What the task requires: Please copy every line of the records below that holds the word "this".
===== Task material =====
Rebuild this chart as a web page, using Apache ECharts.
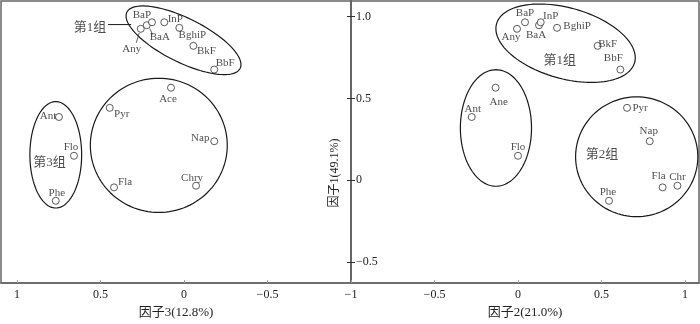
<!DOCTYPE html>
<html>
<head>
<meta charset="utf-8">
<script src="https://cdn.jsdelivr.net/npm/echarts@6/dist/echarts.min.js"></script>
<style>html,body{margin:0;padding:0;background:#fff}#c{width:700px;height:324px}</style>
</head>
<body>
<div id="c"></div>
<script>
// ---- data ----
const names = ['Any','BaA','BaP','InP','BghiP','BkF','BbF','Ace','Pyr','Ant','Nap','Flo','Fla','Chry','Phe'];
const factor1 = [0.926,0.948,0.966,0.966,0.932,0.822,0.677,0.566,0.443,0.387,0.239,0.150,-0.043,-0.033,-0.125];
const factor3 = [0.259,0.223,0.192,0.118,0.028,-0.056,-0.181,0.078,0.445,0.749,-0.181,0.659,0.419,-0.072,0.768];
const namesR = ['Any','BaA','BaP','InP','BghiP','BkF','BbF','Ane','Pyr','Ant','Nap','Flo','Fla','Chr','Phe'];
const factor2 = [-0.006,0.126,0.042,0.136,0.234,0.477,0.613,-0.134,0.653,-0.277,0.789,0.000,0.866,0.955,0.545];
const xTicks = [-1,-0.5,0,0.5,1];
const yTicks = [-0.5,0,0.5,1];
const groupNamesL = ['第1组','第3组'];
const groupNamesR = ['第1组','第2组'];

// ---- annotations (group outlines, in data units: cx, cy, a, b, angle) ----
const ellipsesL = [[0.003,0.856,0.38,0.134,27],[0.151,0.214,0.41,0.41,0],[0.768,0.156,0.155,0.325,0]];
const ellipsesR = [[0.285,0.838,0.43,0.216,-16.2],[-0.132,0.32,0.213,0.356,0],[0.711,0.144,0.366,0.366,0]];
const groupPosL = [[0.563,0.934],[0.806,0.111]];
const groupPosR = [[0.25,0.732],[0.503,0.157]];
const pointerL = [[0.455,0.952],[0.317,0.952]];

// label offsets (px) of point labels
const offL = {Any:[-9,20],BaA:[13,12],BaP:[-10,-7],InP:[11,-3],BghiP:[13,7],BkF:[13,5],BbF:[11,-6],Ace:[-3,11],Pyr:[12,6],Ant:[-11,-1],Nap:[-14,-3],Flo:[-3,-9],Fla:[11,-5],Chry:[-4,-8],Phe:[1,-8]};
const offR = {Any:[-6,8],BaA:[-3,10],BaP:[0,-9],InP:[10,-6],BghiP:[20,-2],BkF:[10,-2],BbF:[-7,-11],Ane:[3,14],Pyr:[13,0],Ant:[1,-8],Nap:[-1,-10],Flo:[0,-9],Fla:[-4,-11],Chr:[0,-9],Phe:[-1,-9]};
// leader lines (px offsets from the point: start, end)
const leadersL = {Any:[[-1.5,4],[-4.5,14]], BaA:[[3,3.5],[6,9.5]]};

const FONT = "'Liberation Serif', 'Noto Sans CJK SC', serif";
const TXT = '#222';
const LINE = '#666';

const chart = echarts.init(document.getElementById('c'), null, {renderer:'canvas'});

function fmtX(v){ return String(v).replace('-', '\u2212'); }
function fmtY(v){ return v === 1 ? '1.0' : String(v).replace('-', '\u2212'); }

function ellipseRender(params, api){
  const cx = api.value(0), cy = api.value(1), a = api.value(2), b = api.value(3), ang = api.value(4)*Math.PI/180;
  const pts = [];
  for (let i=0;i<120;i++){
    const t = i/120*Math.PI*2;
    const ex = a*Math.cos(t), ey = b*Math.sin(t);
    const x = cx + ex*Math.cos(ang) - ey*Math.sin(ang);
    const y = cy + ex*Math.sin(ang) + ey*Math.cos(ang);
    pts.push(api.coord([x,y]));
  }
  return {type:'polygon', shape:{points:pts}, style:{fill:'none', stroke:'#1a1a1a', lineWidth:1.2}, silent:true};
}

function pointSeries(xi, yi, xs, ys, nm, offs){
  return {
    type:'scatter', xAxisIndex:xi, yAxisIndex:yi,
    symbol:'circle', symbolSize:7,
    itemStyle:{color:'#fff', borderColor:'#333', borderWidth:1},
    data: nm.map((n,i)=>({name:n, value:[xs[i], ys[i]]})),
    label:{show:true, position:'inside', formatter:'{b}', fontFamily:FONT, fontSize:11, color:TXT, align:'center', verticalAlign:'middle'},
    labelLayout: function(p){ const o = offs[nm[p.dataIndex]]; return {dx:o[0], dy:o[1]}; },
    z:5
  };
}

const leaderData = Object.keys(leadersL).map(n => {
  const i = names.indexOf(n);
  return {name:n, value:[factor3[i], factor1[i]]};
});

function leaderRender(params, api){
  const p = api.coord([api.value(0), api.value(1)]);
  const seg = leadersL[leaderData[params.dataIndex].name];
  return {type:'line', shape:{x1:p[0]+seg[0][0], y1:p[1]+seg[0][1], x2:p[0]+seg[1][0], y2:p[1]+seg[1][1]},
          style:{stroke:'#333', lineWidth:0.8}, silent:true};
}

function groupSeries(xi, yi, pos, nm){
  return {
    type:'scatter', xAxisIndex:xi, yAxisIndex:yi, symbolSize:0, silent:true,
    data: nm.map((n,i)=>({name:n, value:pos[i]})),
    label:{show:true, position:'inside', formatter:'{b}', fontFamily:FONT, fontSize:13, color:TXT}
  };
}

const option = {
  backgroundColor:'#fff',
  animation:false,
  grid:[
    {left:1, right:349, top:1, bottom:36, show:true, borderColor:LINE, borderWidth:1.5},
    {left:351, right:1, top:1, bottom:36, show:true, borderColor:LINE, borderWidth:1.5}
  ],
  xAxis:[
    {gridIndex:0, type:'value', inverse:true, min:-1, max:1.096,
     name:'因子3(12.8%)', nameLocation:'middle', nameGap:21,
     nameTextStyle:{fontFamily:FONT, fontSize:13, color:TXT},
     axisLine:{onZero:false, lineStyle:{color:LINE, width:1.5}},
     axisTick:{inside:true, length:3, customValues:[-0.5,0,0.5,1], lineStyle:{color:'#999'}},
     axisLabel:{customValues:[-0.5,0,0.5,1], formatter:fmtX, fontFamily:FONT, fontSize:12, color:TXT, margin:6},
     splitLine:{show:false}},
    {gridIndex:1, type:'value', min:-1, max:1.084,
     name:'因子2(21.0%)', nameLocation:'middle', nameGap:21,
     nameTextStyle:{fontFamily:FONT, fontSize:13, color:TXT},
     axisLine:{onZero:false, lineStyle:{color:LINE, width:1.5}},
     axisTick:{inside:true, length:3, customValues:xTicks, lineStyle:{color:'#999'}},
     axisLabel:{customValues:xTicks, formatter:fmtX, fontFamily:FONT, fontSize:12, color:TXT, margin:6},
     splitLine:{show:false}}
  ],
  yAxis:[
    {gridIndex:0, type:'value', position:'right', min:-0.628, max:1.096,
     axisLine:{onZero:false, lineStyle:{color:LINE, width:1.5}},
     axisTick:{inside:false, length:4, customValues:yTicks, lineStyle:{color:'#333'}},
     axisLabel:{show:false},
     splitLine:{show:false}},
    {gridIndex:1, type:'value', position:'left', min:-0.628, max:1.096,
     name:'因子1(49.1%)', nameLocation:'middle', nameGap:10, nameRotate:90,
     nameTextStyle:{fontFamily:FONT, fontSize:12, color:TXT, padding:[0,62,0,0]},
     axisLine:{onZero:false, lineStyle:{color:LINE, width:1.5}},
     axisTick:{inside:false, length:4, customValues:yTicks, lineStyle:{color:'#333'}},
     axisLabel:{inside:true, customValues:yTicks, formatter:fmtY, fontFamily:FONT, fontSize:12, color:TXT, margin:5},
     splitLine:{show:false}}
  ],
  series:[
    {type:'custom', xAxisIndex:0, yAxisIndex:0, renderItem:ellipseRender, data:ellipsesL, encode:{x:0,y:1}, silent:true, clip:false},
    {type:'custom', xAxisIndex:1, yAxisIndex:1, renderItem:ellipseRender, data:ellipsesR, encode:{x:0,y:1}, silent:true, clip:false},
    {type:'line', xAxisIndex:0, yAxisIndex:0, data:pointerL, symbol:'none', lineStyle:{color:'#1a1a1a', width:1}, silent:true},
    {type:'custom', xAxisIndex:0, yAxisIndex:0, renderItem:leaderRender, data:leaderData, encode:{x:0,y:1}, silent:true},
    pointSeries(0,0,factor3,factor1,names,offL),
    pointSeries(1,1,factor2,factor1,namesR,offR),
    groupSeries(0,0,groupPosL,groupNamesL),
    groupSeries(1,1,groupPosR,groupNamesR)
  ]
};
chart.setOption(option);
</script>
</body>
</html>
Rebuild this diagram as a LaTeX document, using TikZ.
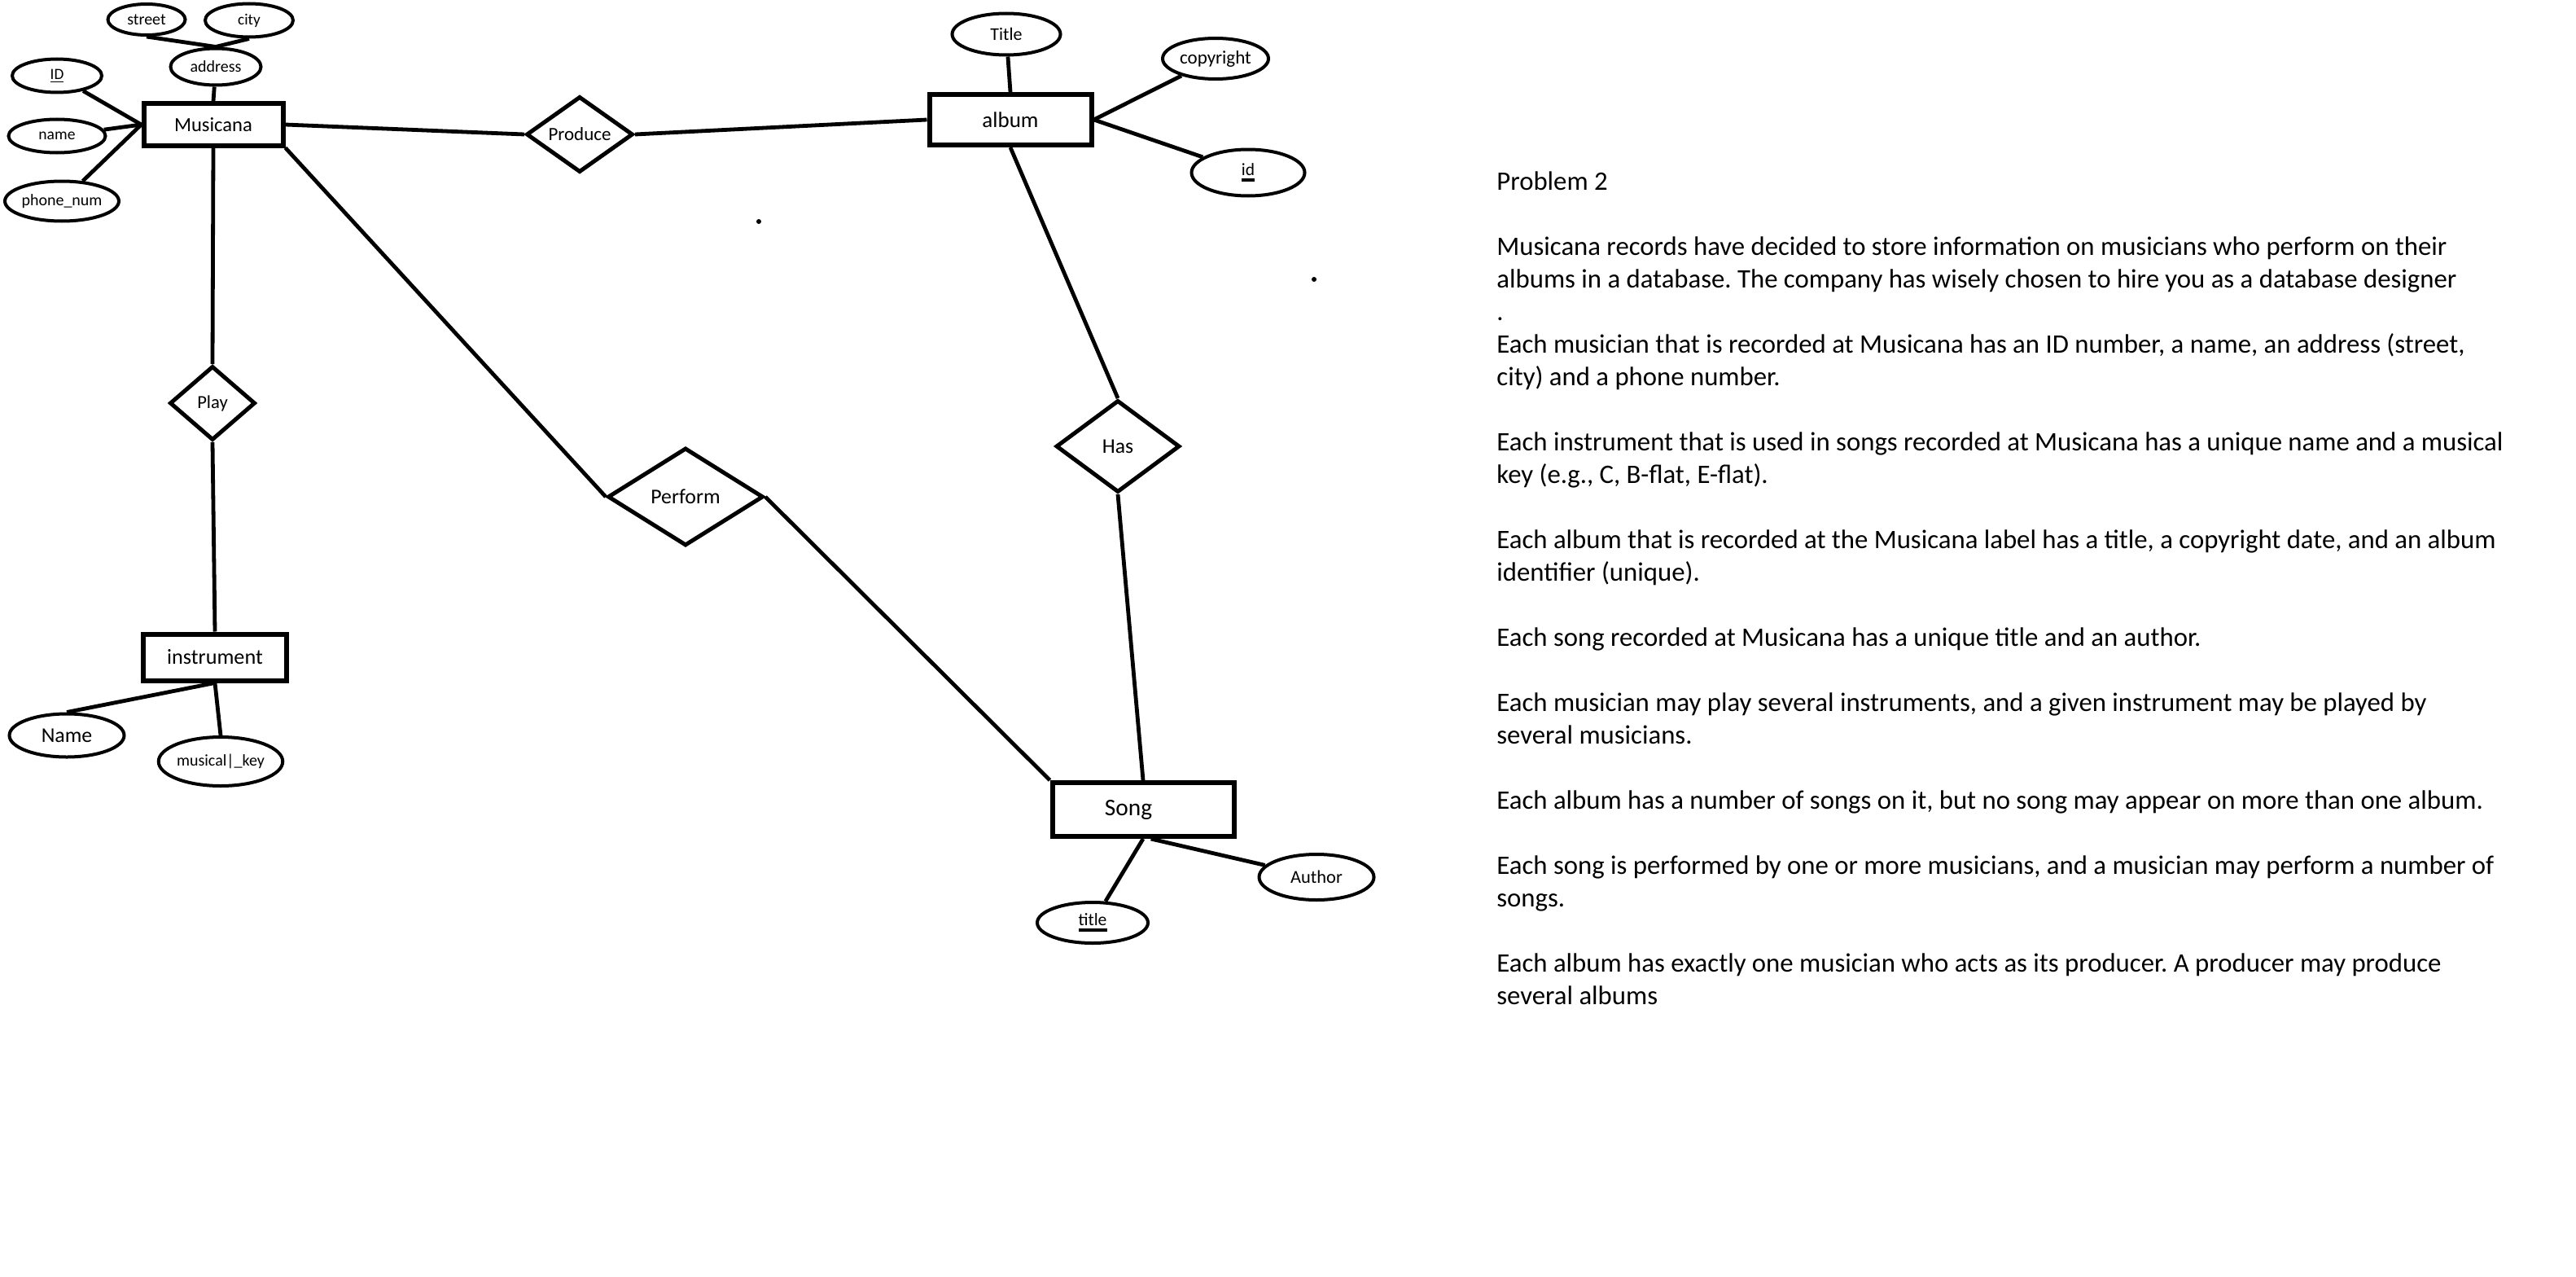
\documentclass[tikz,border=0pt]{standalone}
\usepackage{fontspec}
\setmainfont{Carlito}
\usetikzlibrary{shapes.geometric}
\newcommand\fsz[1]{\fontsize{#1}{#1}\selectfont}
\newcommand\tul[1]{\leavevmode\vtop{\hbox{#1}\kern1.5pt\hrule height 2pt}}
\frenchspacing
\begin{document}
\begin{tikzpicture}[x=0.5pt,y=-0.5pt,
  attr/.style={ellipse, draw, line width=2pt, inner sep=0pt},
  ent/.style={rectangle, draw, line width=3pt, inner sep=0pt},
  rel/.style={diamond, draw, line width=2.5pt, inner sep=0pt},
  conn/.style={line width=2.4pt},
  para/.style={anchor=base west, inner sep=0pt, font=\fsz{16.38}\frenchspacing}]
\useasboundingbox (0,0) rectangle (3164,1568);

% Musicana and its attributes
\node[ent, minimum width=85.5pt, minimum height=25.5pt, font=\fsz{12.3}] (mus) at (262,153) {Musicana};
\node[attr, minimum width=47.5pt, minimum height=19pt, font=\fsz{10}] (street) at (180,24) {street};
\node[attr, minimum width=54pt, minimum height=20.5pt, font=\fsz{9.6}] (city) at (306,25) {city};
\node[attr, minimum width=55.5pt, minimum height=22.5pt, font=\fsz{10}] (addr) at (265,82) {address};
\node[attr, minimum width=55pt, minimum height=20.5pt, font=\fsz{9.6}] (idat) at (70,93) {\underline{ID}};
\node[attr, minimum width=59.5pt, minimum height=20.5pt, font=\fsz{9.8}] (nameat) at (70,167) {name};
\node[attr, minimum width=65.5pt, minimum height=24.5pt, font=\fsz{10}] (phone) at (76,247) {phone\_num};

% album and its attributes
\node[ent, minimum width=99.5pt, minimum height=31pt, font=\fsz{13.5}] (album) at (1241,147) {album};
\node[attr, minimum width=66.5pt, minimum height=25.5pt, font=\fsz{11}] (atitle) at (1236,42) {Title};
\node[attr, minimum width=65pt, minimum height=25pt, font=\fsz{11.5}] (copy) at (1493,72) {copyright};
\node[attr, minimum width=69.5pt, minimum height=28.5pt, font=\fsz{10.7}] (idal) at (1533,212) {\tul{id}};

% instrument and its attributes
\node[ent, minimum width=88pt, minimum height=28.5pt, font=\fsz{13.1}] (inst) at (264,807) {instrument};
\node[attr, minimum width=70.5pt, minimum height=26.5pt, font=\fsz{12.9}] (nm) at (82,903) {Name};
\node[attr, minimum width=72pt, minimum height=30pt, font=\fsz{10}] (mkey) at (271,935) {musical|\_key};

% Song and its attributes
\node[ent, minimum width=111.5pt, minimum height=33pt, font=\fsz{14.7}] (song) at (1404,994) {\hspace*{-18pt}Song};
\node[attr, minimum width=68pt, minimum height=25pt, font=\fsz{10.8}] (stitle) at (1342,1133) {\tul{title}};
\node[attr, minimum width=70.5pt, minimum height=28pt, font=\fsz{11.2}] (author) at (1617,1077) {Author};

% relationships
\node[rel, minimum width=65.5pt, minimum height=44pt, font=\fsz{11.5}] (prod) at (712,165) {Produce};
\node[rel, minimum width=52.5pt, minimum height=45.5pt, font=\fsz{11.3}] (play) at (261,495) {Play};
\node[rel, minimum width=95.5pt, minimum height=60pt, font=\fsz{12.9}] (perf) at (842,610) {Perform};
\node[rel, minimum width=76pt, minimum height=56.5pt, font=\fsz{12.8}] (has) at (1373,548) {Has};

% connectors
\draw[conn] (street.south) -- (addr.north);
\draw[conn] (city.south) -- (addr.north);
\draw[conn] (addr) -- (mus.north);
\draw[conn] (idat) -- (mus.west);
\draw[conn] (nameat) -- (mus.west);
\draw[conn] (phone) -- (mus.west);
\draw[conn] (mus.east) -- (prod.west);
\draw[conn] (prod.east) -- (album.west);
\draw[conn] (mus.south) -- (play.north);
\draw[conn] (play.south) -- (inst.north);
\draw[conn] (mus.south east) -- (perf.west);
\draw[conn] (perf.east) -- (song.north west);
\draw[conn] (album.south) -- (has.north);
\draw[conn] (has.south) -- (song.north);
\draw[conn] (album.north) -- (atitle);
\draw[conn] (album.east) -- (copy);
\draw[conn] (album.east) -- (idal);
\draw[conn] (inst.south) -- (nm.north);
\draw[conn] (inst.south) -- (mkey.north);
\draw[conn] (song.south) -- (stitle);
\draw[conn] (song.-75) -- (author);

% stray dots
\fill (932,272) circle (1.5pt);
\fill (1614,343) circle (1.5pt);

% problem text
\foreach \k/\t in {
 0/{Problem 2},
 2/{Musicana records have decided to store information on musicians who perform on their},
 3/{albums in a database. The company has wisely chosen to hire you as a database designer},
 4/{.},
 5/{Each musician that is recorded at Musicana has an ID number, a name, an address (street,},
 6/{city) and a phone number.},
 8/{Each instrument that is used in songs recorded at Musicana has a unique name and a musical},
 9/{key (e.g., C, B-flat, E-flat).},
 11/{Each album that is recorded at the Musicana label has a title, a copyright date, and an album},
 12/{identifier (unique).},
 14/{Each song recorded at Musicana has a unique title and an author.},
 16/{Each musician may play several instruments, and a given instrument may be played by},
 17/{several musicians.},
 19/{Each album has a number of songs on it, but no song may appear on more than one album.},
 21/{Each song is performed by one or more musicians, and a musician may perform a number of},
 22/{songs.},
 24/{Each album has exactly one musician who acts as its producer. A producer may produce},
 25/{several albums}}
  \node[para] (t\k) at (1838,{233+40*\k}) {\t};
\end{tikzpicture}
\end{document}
=====
Output of the exercise:
Rebuild this chart as a web page, using Apache ECharts.
Rebuild this diagram as a LaTeX document, using TikZ.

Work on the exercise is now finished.